▸ **Goal of the exercise**
Report every line from the material that contains the word "with".

▸ **Data supplied**
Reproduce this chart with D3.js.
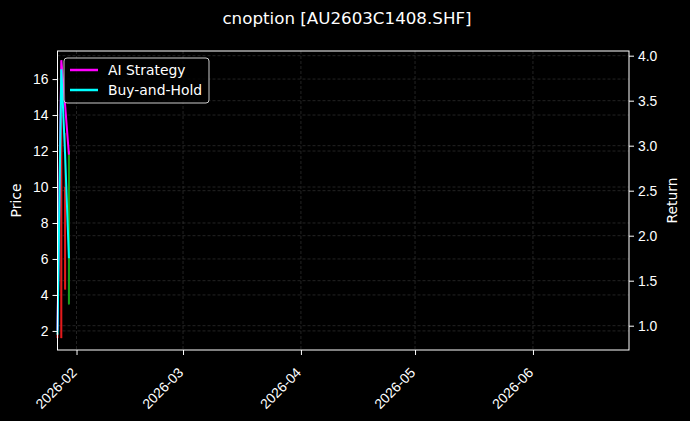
==
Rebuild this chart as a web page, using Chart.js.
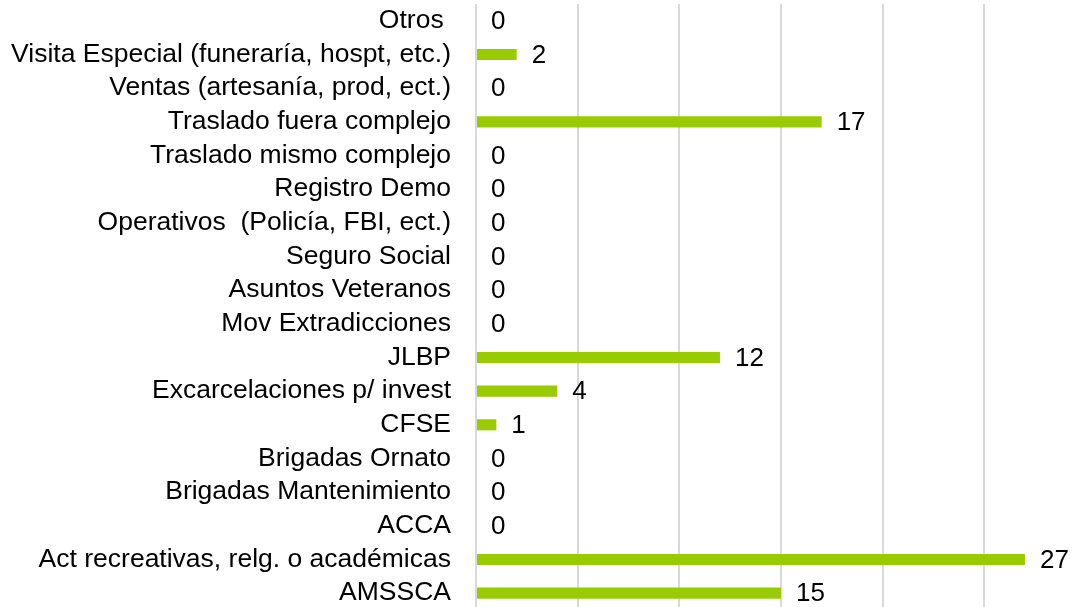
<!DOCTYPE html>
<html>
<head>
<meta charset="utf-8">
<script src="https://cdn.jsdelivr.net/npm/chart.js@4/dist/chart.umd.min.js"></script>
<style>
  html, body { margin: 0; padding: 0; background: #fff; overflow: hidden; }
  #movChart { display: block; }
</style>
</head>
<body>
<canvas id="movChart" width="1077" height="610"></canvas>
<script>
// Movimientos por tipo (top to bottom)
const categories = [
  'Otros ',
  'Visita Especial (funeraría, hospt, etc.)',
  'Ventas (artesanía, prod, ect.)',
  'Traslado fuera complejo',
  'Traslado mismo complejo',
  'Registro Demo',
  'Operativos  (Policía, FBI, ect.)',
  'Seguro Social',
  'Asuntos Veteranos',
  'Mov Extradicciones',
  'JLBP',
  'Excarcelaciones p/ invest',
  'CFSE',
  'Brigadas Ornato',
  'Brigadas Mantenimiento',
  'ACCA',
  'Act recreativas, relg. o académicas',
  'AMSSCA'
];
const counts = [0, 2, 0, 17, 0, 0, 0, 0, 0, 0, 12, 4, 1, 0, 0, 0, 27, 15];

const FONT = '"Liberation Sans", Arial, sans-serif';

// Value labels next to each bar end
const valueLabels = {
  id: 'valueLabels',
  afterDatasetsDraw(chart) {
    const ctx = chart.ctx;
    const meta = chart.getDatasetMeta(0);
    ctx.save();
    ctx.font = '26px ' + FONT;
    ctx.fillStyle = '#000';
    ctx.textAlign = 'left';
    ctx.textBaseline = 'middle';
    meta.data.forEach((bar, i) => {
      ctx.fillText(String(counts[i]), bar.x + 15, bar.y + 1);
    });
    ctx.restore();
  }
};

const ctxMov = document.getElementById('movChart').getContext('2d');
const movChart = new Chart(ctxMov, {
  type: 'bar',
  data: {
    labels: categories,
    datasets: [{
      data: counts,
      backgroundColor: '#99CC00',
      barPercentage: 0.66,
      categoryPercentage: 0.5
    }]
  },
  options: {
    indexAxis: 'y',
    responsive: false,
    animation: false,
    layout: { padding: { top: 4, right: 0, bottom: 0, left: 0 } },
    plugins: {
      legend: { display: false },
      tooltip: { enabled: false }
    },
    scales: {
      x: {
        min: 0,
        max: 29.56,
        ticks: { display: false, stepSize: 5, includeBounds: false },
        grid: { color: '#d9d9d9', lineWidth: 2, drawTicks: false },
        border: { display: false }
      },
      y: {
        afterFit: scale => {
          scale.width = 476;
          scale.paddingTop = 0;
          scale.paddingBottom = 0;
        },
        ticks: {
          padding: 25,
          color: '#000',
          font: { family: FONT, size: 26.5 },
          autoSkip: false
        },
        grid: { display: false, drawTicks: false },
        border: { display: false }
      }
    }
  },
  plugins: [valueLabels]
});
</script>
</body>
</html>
==
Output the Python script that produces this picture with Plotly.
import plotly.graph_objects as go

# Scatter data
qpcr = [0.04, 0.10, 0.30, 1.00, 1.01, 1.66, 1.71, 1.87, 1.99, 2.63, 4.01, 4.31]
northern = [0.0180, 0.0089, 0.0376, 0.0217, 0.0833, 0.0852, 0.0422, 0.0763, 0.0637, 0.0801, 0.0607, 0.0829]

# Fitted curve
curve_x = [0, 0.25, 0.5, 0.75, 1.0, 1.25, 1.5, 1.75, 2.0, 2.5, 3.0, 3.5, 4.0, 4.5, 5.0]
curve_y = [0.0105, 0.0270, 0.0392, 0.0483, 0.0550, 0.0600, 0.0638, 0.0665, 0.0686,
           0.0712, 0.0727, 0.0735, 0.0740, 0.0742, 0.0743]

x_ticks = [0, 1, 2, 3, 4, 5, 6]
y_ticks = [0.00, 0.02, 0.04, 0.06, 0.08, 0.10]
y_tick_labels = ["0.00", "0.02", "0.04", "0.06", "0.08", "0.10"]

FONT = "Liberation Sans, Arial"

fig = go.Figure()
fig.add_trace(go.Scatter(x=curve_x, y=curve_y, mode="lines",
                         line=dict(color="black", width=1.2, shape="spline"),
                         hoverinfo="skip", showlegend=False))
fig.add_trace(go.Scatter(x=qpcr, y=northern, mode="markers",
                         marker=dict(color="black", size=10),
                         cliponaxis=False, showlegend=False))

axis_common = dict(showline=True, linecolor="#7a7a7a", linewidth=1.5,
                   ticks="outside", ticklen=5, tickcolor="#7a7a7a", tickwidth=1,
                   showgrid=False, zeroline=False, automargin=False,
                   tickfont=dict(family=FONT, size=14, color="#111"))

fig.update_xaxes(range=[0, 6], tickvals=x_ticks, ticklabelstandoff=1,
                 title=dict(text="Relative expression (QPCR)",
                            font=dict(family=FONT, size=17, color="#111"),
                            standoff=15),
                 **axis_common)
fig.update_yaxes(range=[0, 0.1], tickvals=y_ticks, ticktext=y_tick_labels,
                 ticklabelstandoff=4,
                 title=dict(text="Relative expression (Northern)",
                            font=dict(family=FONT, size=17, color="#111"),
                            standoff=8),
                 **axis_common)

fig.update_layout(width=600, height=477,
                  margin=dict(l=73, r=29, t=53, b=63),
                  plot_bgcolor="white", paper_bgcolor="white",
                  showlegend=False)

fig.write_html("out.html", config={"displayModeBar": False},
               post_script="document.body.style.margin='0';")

▸ **Written answer**
Reproduce this chart with D3.js.
Output the Python script that produces this picture with Plotly.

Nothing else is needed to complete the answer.